The International Olympic Committee (IOC) caught 45 more suspected dopers by subjecting old urine samples to new tests in a second round of reviewing.
The IOC retested 524 samples from the Beijing’s 2008 games and London’s 2012 games in the latest reexaminations. The IOC classifies the 30 cases from the Beijing games as “provisional adverse analytical findings” and the 15 cases from London as “adverse analytical findings.” The group looked at three times the number of samples from the 2008 Summer Olympics in this latest round as they did from the 2012 Summer Olympics.
“The second wave of the Beijing 2008 retests focused mainly on medallists, as will subsequent testing,” reads an IOC release. “Of the 30 latest PAAFs from Beijing 2008, 23 were medallists. The 30 athletes were from four sports and eight National Olympic Committees (NOCs). The 15 athletes with AAFs from London 2012 represented two sports and 9 NOCs.”
In the first wave of retesting, the IOC found 53 suspected cheaters among the 719 samples retested. In total, the IOC discovered 98 cheats among the 1,243 reexamined urine samples for about an eight percent failure rate. This comes atop the athletes who already popped positive under the technology available at the time of the respective games.
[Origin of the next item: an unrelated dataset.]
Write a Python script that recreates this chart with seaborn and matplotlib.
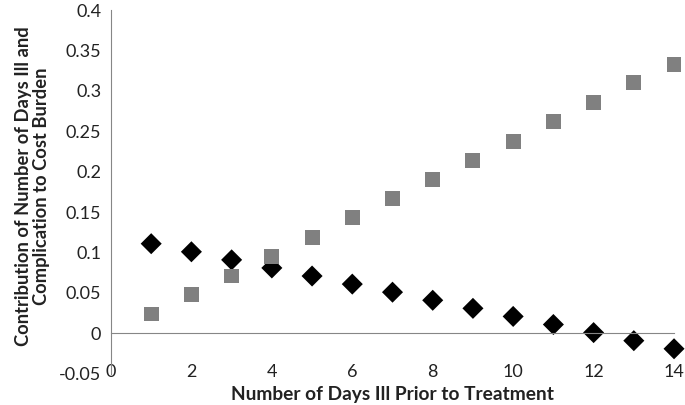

The IOC promises a third and fourth wave of testing utilizing technology not available at the games in 2012 and 2008. The group seeks to take away medals from malefactors and ban them from participating in Rio. The IOC also hopes the testing deters future would-be cheaters from doping by making it clear that the technology would someday catch them.
For legals reasons, the IOC refuses to divulge suspected cheaters until their appeals process plays out.
IOC President Thomas Bach maintained in a statement, “The new reanalysis once again shows the commitment of the IOC in the fight against doping.”